A classic James Thurber cartoon has one of his unhappy couples sitting up in bed, with the wife saying to the husband: “You’re disenchanted, I’m disenchanted, we’re all disenchanted.”
The eternal Thurber sums up the mood of the Scottish nation vis-a-vis its parliament. There was no honeymoon period, and the disenchantment set in from the very first sitting. Perhaps, after the long wait and all the hype, a sense of let-down was inevitable. Perhaps it is too early to judge our embryonic MSPs.
But that has not stopped it happening. The verdict on the first batch of Scottish parliamentarians is already in: their calibre is sub-standard and the way they conduct their business is woeful.

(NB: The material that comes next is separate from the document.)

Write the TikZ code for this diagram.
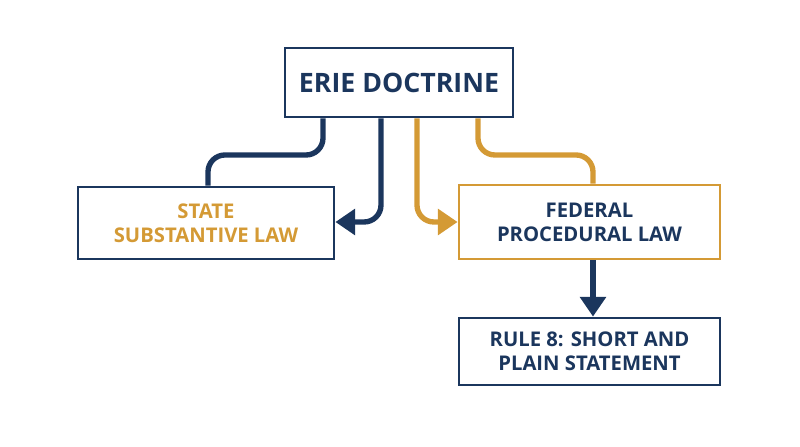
\documentclass[tikz,border=0pt]{standalone}
\usepackage{fontspec}
\setmainfont{Open Sans}
\usetikzlibrary{arrows.meta,positioning}
\definecolor{navy}{HTML}{1B365D}
\definecolor{gold}{HTML}{D49A35}
\tikzset{
  box/.style={draw=#1, line width=1pt, fill=white, align=center, font=\bfseries\fontsize{7.2}{8.6}\selectfont, inner sep=0pt},
  link/.style={line width=1.9pt, rounded corners=6pt},
  tip/.style={-{Triangle[length=7pt,width=9pt]}}
}
\begin{document}
\begin{tikzpicture}[x=0.0125cm,y=-0.0125cm]
\useasboundingbox (0,0) rectangle (800,447);

\node[box=navy, minimum width=228*0.0125cm, minimum height=69*0.0125cm, text=navy, font=\bfseries\fontsize{9.5}{11}\selectfont] (erie) at (399,82.5) {ERIE DOCTRINE};
\node[box=navy, minimum width=256*0.0125cm, minimum height=72*0.0125cm, text=gold] (state) at (206,223) {STATE\\SUBSTANTIVE LAW};
\node[box=gold, minimum width=261*0.0125cm, minimum height=74*0.0125cm, text=navy] (federal) at (589.5,222) {FEDERAL\\PROCEDURAL LAW};
\node[box=navy, minimum width=261*0.0125cm, minimum height=67*0.0125cm, text=navy] (rule) at (589.5,351.5) {RULE 8: SHORT AND\\PLAIN STATEMENT};

% connectors
\draw[link, navy] (erie.south -| 323,0) |- (208,155) -- (state.north -| 208,0);
\draw[link, navy, tip] (erie.south -| 381,0) |- (state.east |- 0,222);
\draw[link, gold, tip] (erie.south -| 417,0) |- (federal.west |- 0,222);
\draw[link, gold] (erie.south -| 478,0) |- (593,155) -- (federal.north -| 593,0);
\draw[link, navy, tip] (federal.south -| 593,0) -- (rule.north -| 593,0);
\end{tikzpicture}
\end{document}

They have been written of as self-serving and more concerned with their own salary-expenses-and-holidays package than with setting Scotland to rights. Words such as “duds”, “numpties”, “sweetie-wives” and “skivers” have appeared in print.
The MSPs, the parliament’s leaders and Donald Dewar’s new administration have only themselves to blame. The “phoney war” period between the first sitting and the official opening, between the election and the acquisition of powers on 1 July, has been an unmitigated PR disaster. The initial debates have cruelly exposed the deficiencies of the first intake of MSPs. Many of them seem to have difficulty with joined-up thinking and speaking, and the hallmark of Scotland’s “new politics” seems to be pettiness and petulance. The party selection procedures and the list system have combined to produce an uninspiring crop. Rather than the brightest and best, the parties have opted for the dullest, safest and most likely to toe the leadership line.
The baby of the parliament, the SNP’s Duncan Hamilton, ruffled female feathers on the Labour benches when he described speeches by Karen Whitefield, Irene Oldfather and Johann Lamont as “pathetic”. With the impetuosity of youth, he spoke only the truth.
Presumably he did not criticise his own Nationalist colleagues because they are close enough to reach over and clip his ear. But some of the utterances of Dorothy-Grace Elder have been, to say the least, eccentric, and Kay Ullrich’s contribution to the food standards debate gave us all something to chew over: “It’s usually from your side we get the let-them-eat-cake question. I don’t know if you learnt to make soup at your granny’s knee.” Eh?
The make-up of the parliament shows that it does not represent the community. Fourteen MSPs have been full-time apparatchiks, researchers, MPs’ gophers and bag-carriers and have never had a proper job. They seem to have the most to say and are the poorest at saying it. Then there are 33 former councillors, some of whom have brought with them the standard of oratory at Inversnecky Toon Cooncil.
Politicos, local government functionaries, trade unionists, lecturers and lawyers make up four-fifths of the parliament. And it will be a standing reproach to Scottish democracy for the next four years that there is not a single representative of an ethnic minority among them. The administration blundered by using the initiation period to discuss housekeeping matters, instead of broad popular issues. After an election campaign in which the topics were jobs, child poverty, health, housing, crime and drugs, debates about MSPs’ expenses and holidays were bound to come as an affront. The new ministers have not helped by meekly accepting the gag slapped on them by the uptight Dewar administration, lying low and speaking only from prepared platitudinous texts.
One national newspaper specialist has tried for over a month to get an interview with the minister whose department he deals with. He has been told she is giving no interviews because she is still mastering her brief. If it has taken that long, why was she given the portfolio in the first place?
Let us be charitable and say a false, stuttering start has been made. Let the MSPs come back from their nine-week summer break refreshed and ready to refurbish their image. Some of them might take public speaking lessons. They should all think about how privileged they are and how they can give the voters value for money. If they must have such long holidays, at least they can do something useful with them.